Re: [Proposal] Release Guide improvements

2021-01-26 Thread Kyle Weaver
> One bigger change to the content that certainly warrants discussion here:
I'd like to remove the manual command level copies of the automation
scripts in the release document.

I approve. I already removed a large chunk of the copies in [1], but I may
have missed some places.

I think BEAM-11217 is the wrong jira?

[1] https://github.com/apache/beam/pull/11764

On Tue, Jan 26, 2021 at 3:56 PM Robert Burke  wrote:

> Hello Beamers!
>
> I just filled a JIRA BEAM-11217 [1] to make some changes and update the
> content of the release guide, based on my experiences with running the
> 2.26.0 release.
>
> Overall, the content is pretty thorough, but it's been added to
> organically over time, and is due for a bit of a cleanup. My big issues
> were around consistency within the document itself, that not all pre-reqs
> for building artifacts are declared, and that it's very easy to lose track
> of what needs to be done. None are too hard to resolve, just need a few
> passes to clean them up. Who better than someone who recently ran through
> it (me)?
>
> I've got a PR 13815 [2] out now to address initial formatting issues which
> for the most part does not affect the content. The main visible change is
> the email template is fixed (it's not presently displayed), among a few
> minor content additions.
>
> After that, I'd like to rewrite the introduction to clarify the release
> process and goals (generate and publish artifacts), and clean up some of
> the constants and such we will use. Overall the goal is to make it easier
> for any committer to read the document and possibly run a release. There
> are certainly other changes we can do (like make a release environment
> container)
>
> I understand our wonderful tech writing folks are pretty busy right now
> with the other website changes. I certainly welcome their input, but likely
> don't need per-PR review for most of these changes.
>
> 
>
> One bigger change to the content that certainly warrants discussion here:
> I'd like to remove the manual command level copies of the automation
> scripts in the release document.
>
> My reasoning: They are redundant, leading to lengthy descriptions that are
> skipped if running the scripts in question. They're often not kept in sync
> with the scripts themselves. I propose we remove the copies from the guide
> *and* improve the documentation in the scripts themselves for those who
> wish to execute the command manually.  This will better document what the
> scripts are doing, and avoids the redundancy, and the errors they can lead
> to.
>
> 
>
> If you'd like to be included on individual reviews, please let me know,
> and I'll add you to the various PRs. Otherwise, I'll be leaning on Pablo
> (2.27.0 release manager) and Cham (2.28.0 release manager) for reviews.
>
> Thank you for your time!
> Robert Burke (2.26.0 Release manager)
>
>
> [1] https://issues.apache.org/jira/browse/BEAM-11217
> [2] https://github.com/apache/beam/pull/13815
>


[Proposal] Release Guide improvements

2021-01-26 Thread Robert Burke
Hello Beamers!

I just filled a JIRA BEAM-11217 [1] to make some changes and update the
content of the release guide, based on my experiences with running the
2.26.0 release.

Overall, the content is pretty thorough, but it's been added to organically
over time, and is due for a bit of a cleanup. My big issues were around
consistency within the document itself, that not all pre-reqs for building
artifacts are declared, and that it's very easy to lose track of what needs
to be done. None are too hard to resolve, just need a few passes to clean
them up. Who better than someone who recently ran through it (me)?
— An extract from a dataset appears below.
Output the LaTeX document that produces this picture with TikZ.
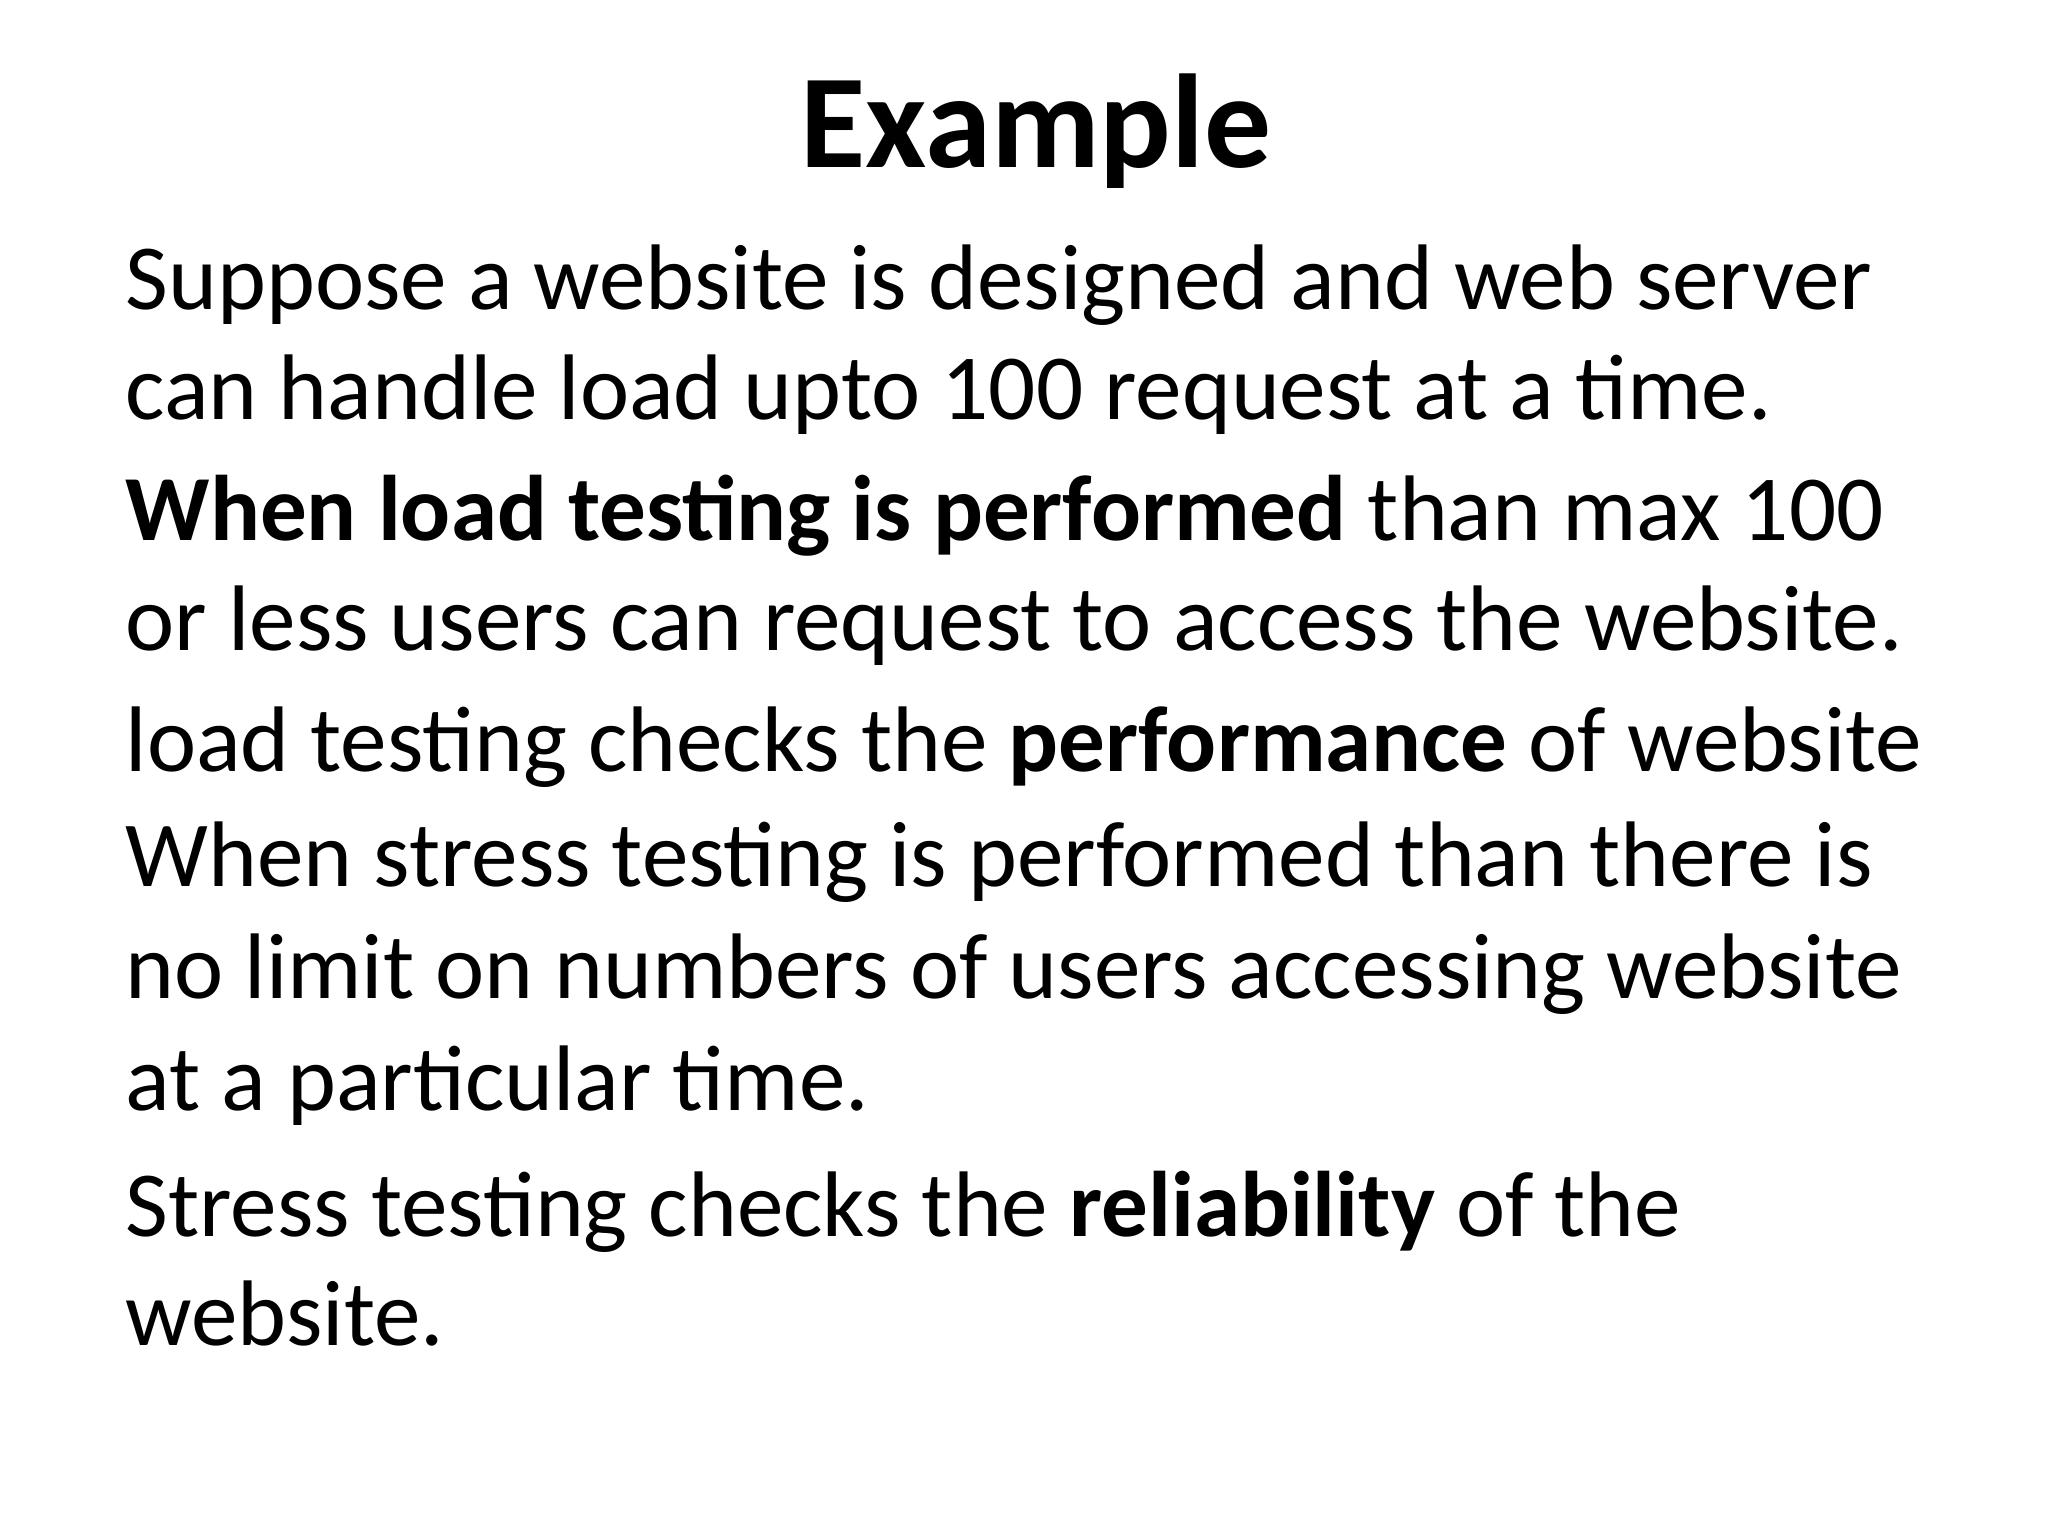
\documentclass[tikz,border=0pt]{standalone}
\usepackage{fontspec}
\setmainfont{Carlito}
\begin{document}
\begin{tikzpicture}[x=1cm,y=1cm,
  ln/.style={anchor=base west,inner sep=0pt,font=\fontsize{26.5pt}{30pt}\selectfont}]
\useasboundingbox[fill=white] (0,0) rectangle (20.48,15.36);
\node[anchor=base,inner sep=0pt,font=\fontsize{38pt}{44pt}\selectfont\bfseries] (title) at (10.36,15.36-1.68) {Example};
\node[ln] (l1) at (1.25,15.36-3.10) {Suppose a website is designed and web server};
\node[ln] (l2) at (1.25,15.36-4.20) {can handle load upto 100 request at a time.};
\node[ln] (l3) at (1.25,15.36-5.41) {\textbf{When load testing is performed} than max 100};
\node[ln] (l4) at (1.25,15.36-6.51) {or less users can request to access the website.};
\node[ln] (l5) at (1.25,15.36-7.72) {load testing checks the \textbf{performance} of website};
\node[ln] (l6) at (1.25,15.36-8.87) {When stress testing is performed than there is};
\node[ln] (l7) at (1.25,15.36-9.99) {no limit on numbers of users accessing website};
\node[ln] (l8) at (1.25,15.36-11.11) {at a particular time.};
\node[ln] (l9) at (1.25,15.36-12.37) {Stress testing checks the \textbf{reliability} of the};
\node[ln] (l10) at (1.25,15.36-13.46) {website.};
\end{tikzpicture}
\end{document}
I've got a PR 13815 [2] out now to address initial formatting issues which
for the most part does not affect the content. The main visible change is
the email template is fixed (it's not presently displayed), among a few
minor content additions.

After that, I'd like to rewrite the introduction to clarify the release
process and goals (generate and publish artifacts), and clean up some of
the constants and such we will use. Overall the goal is to make it easier
for any committer to read the document and possibly run a release. There
are certainly other changes we can do (like make a release environment
container)

I understand our wonderful tech writing folks are pretty busy right now
with the other website changes. I certainly welcome their input, but likely
don't need per-PR review for most of these changes.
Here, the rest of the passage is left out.